■短歌は“第三の目”
歌人 木下龍也(きのしたたつや)さん
「受賞連絡に、うれしさ半分、僕でいいのだろうかという気持ちが半分でした。山口県の皆さまを後悔させないようにと、身の引き締まる思いです」と語るのは、芸術文化で高水準の創作活動を続け、将来性のある人などに送られる、県芸術文化振興奨励賞を受賞した、周南市出身の木下龍也さんです。
「短歌で使う言葉は、普段使う言葉とは違います。短歌の時代背景も学ぶので、国語というより歴史のようで、遠く感じていました。しかし、12年前に読んだ歌集から、短歌が一気に近付いてきた、短歌のイメージが更新されたと感じ、すぐに短歌をつくり始めました」と語る木下さんは、令和2年から専業歌人として活動しています。
「僕にとって短歌は第三の目のようなもの。2つの目で見えていなかったものを見せてくれたり、新たな視点をくれたり、俯瞰させてくれたりします。短歌はたった数秒で読めますが、その数秒で読む前後の世界が変わったり、読む前は見つからなかった人生のお守りが見つかったりします。

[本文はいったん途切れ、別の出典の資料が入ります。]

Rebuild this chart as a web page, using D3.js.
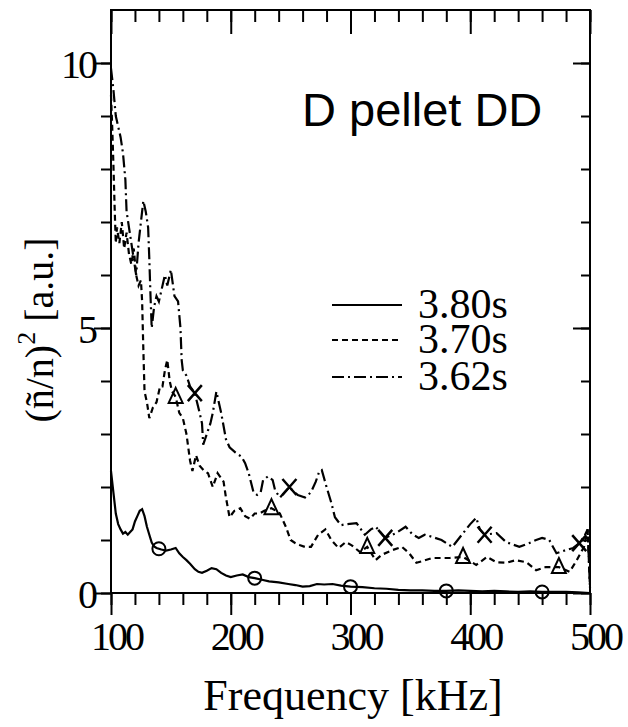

そうやって短歌に助けられてきたので、僕もそういう短歌を読者に届けたいと常に思っています」と、短歌への思いを語ります。
「日々、自分の中のハードルが高くなっていくことを感じます。同じアイデアは二度と使えませんし、次につくる一首は、これまでにつくった短歌の全てをわずかでも越えていなければならないと思っているので、推敲(すいこう)しながら自分を納得させています」短歌に真摯に向き合う木下さんの歌は、SNSでも公開されています。